Is the finding in “Expected Stock Market Volatility and the Size Effect” that the size effect concentrates in intervals after months of very high stock market volatility robustly evident from liquid exchange-traded funds (ETF)? To investigate, we define the size effect as the difference in returns between iShares Russell 2000 (IWM) and iShares Russell 1000 (IWB) at a monthly frequency and use the CBOE Volatility Index (VIX) as expected market volatility. To check robustness of cited research, we consider:
- Thresholds for high VIX ranging from above average to two standard deviations above average.
- Out-of-sample identification of high monthly VIX values using either inception-to-date (ITD) or rolling 120-month (Rolling120) historical windows of monthly VIX closes.
- Lags between VIX measurements and size effect returns ranging from zero to two months.
We focus on differences in average monthly IWM-IWB returns, standard deviations of IWM-IWB monthly returns and IWM-IWB monthly reward-to-risk ratio (average return divided by standard deviation of returns) for months after high versus not-high values of VIX. Using monthly levels of VIX during January 1990 (inception) through September 2016 and monthly total returns for IWM and IWB during May 2000 (inception) through September 2016, we find that:
The following chart shows:
- VIX over its available sample period.
- ITD VIX Threshold – the threshold for high values of monthly VIX based on ITD average monthly VIX plus one standard deviation of ITD monthly VIX values, starting in March 2000.

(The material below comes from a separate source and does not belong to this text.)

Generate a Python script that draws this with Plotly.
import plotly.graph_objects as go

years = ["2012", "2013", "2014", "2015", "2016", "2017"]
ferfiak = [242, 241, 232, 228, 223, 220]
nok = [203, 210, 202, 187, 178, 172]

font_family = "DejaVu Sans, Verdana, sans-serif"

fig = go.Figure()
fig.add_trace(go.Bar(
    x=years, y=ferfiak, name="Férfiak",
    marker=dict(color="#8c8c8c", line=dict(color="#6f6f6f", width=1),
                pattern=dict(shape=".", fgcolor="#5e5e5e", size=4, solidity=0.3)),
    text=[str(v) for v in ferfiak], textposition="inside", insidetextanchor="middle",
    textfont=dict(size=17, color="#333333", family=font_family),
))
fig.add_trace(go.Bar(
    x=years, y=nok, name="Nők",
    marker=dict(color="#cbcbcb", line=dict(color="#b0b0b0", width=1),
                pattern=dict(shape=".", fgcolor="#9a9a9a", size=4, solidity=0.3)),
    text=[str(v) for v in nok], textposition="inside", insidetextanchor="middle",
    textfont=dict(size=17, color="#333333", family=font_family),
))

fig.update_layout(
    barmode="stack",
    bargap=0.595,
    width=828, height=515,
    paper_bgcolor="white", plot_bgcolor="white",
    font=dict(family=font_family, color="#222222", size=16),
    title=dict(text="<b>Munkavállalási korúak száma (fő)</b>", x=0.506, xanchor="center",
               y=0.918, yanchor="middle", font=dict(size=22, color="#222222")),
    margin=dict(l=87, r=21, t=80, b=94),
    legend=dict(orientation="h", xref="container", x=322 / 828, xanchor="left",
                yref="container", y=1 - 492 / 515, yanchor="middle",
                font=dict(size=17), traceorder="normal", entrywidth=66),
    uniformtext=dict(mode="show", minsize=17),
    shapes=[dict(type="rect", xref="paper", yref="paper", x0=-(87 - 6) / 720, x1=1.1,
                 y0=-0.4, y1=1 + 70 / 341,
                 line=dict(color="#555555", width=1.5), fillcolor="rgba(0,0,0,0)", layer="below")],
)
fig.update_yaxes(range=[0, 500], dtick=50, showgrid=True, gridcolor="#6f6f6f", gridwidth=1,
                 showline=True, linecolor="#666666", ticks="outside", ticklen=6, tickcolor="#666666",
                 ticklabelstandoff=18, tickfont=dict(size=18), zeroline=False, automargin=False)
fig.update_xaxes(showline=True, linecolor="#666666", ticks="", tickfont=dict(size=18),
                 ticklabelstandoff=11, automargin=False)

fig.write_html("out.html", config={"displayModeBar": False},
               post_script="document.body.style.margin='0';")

- Rolling120 VIX Threshold – the threshold for high values of monthly VIX based on average monthly VIX over the last 120 months plus one standard deviation of monthly VIX values over the last 120 months, again starting in March 2000.
For these thresholds, VIX based on the ITD (Rolling120) specification is high during 18% (15%) of months since inception of IWM and IWB in May 2000.

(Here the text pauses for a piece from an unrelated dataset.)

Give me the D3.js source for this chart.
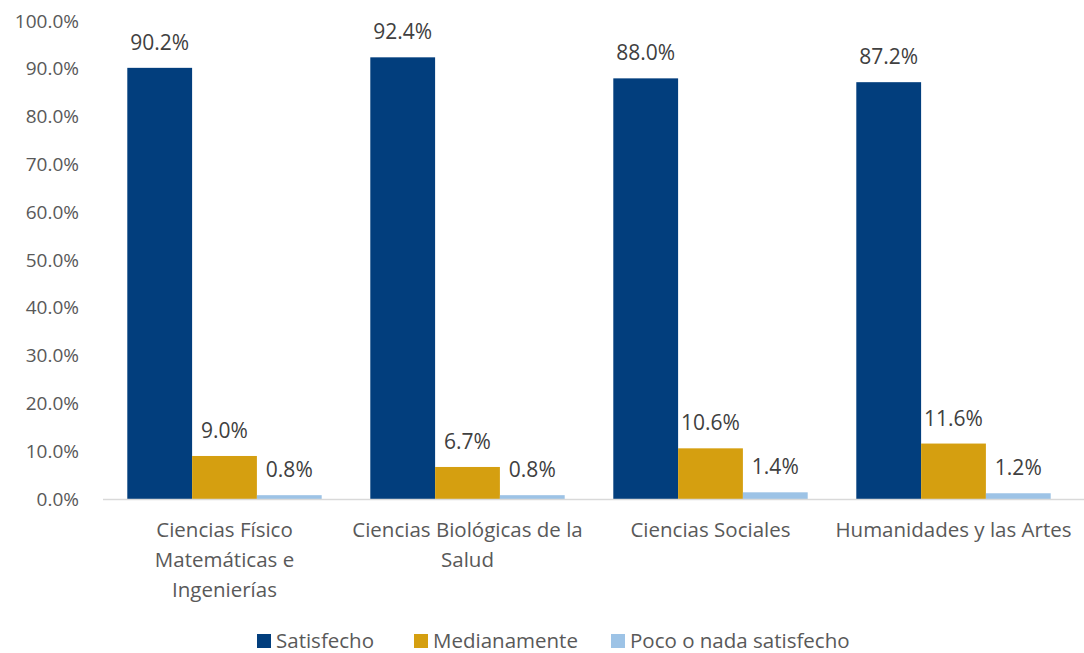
<html>
<head>
<meta charset="utf-8">
<style>
  body { margin: 0; background: white; }
  text { font-family: "Open Sans", "Noto Sans", sans-serif; }
</style>
</head>
<body>
<script src="https://d3js.org/d3.v7.min.js"></script>
<script>

var categories = [
  ["Ciencias Físico", "Matemáticas e", "Ingenierías"],
  ["Ciencias Biológicas de la", "Salud"],
  ["Ciencias Sociales"],
  ["Humanidades y las Artes"]
];
var series = ["Satisfecho", "Medianamente", "Poco o nada satisfecho"];
var satisfecho = [90.2, 92.4, 88.0, 87.2];
var medianamente = [9.0, 6.7, 10.6, 11.6];
var poco = [0.8, 0.8, 1.4, 1.2];
var yTicks = [0, 10, 20, 30, 40, 50, 60, 70, 80, 90, 100];
var colors = ["#023e7d", "#d59f10", "#9dc3e6"];

var width = 1084, height = 653;
var plotLeft = 103, plotRight = 1075, plotTop = 21, plotBottom = 499;
var fontFam = "'Open Sans', 'Noto Sans', sans-serif";

var values = [satisfecho, medianamente, poco];
var data = categories.map(function(c, i) {
  return { idx: i, vals: values.map(function(v, s) { return { s: s, v: v[i] }; }) };
});

var svg = d3.select("body").append("svg")
  .attr("width", width)
  .attr("height", height);

var x0 = d3.scaleBand().domain(d3.range(categories.length)).range([plotLeft, plotRight]).paddingInner(0.2).paddingOuter(0.1);
var x1 = d3.scaleBand().domain(d3.range(series.length)).range([0, x0.bandwidth()]);
var y = d3.scaleLinear().domain([0, 100]).range([plotBottom, plotTop]);

// y axis labels (no line)
var yAxis = svg.append("g")
  .attr("transform", "translate(" + (plotLeft - 21) + ",0)")
  .call(d3.axisLeft(y).tickValues(yTicks).tickSize(0).tickFormat(function(d) { return d.toFixed(1) + "%"; }));
yAxis.select(".domain").remove();
yAxis.selectAll("text")
  .style("font-family", fontFam)
  .style("font-size", "19px")
  .attr("fill", "#595959");

// bars
var groups = svg.append("g").selectAll("g").data(data).enter().append("g")
  .attr("transform", function(d) { return "translate(" + x0(d.idx) + ",0)"; });

groups.selectAll("rect").data(function(d) { return d.vals; }).enter().append("rect")
  .attr("x", function(d) { return x1(d.s); })
  .attr("y", function(d) { return y(d.v); })
  .attr("width", x1.bandwidth())
  .attr("height", function(d) { return y(0) - y(d.v); })
  .attr("fill", function(d) { return colors[d.s]; });

groups.selectAll("text").data(function(d) { return d.vals; }).enter().append("text")
  .attr("x", function(d) { return x1(d.s) + x1.bandwidth() / 2; })
  .attr("y", function(d) { return y(d.v) - 18; })
  .attr("text-anchor", "middle")
  .style("font-size", "21px")
  .attr("fill", "#404040")
  .text(function(d) { return d.v.toFixed(1) + "%"; });

// x axis line
svg.append("line")
  .attr("x1", plotLeft).attr("x2", 1084)
  .attr("y1", y(0) + 0.5).attr("y2", y(0) + 0.5)
  .attr("stroke", "#d9d9d9").attr("stroke-width", 1.5);

// category labels
var catLabels = svg.append("g").selectAll("text").data(categories).enter().append("text")
  .attr("text-anchor", "middle")
  .attr("x", function(d, i) { return x0(i) + x0.bandwidth() / 2; })
  .attr("y", 537)
  .style("font-size", "20.5px")
  .attr("fill", "#595959");
catLabels.selectAll("tspan").data(function(d) { return d; }).enter().append("tspan")
  .attr("x", function() { return this.parentNode.getAttribute("x"); })
  .attr("dy", function(d, i) { return i == 0 ? 0 : 30; })
  .text(function(d) { return d; });

// legend
var legendX = [257, 414, 611];
var legend = svg.append("g").selectAll("g").data(series).enter().append("g")
  .attr("transform", function(d, i) { return "translate(" + legendX[i] + ",634)"; });
legend.append("rect")
  .attr("width", 14).attr("height", 14)
  .attr("fill", function(d, i) { return colors[i]; });
legend.append("text")
  .attr("x", 19).attr("y", 14)
  .style("font-size", "20.5px")
  .attr("fill", "#595959")
  .text(function(d) { return d; });

</script>
</body>
</html>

The next chart summarizes average monthly returns for IWB, IWM, the size effect (IWM-IWB) and the size effect after high and not-high values of VIX for six variations derived from:
- One way to define VIX “highness” specified as above past average plus one standard deviation.
- Two methods for applying the definition of VIX “highness” based on either ITD or Rolling120 past monthly values of VIX.
- Three lags between monthly VIX measurement and monthly size effect measurement: 0, 1 or 2 months.
As noted above, for the “highness” specification used, 18% (15%) of monthly VIX values are high for the ITD (Rolling120) calculation methods.
Results suggest that:
- Findings are similar for the ITD and Rolling120 threshold calculation methods.
- Findings are similar for Lag 1 and Lag 2 between VIX and size effect calculations, but there appears to be no relationship between VIX and future size effect for Lag 0. In other words, stale VIX values work better than fresh, and Lag 1 may be optimal.
What about return variability?
The next chart summarizes standard deviations of returns for the same setup. Results consistently show that past VIX has little or no effect on size effect variability.
What about reward-to-risk ratio (reward/risk)?
The next chart summarizes monthly reward/risk for the same setup. Findings are very similar to those for average returns. In other words, average return and not return variability drives any reward/risk relationships between VIX and future size effect.
What happens if we change the VIX “highness” specification?
The final chart summarizes monthly reward/risk for the size effect after high VIX for the same six variations across a range of VIX “highness” specifications, ranging from greater than past average to greater than past average plus two standard deviations of past values. Results suggest that:
- As found about ITD and Rolling120 variations work similarly.
- There is no relationship between VIX and future size effect for Lag 0.
- The optimal VIX “highness” range for Lag 1 is around 0.75-1.00 standard deviations above average. Lag 1 does not work well for higher thresholds, undermining confidence in the relationship.
- Lag 2 works mostly consistently across the VIX “highness” range and is optimal for high thresholds.
The superiority of staler VIX data (Lag 2) perhaps undermines belief in theoretical explanations based on market risk.
In summary, evidence from robustness tests based on a simple ETF-based definition of the size effect mostly supports belief that the size effect concentrates in months after high values of lagged VIX.
However, investors pursuing this return concentration should be careful with strategy specifications.
Cautions regarding findings include:
- The available IWM-IWB sample is not long in terms of number of VIX regimes (bull and bear markets), and the 2008-2009 financial crisis is a dominant feature of the sample.
- Testing many model variations on the same data introduces data snooping bias, such that the best-performing variations overstate expectations.
- High-VIX sample size decreases as the VIX “highness” specification gets higher, undermining confidence in findings for very high VIX thresholds.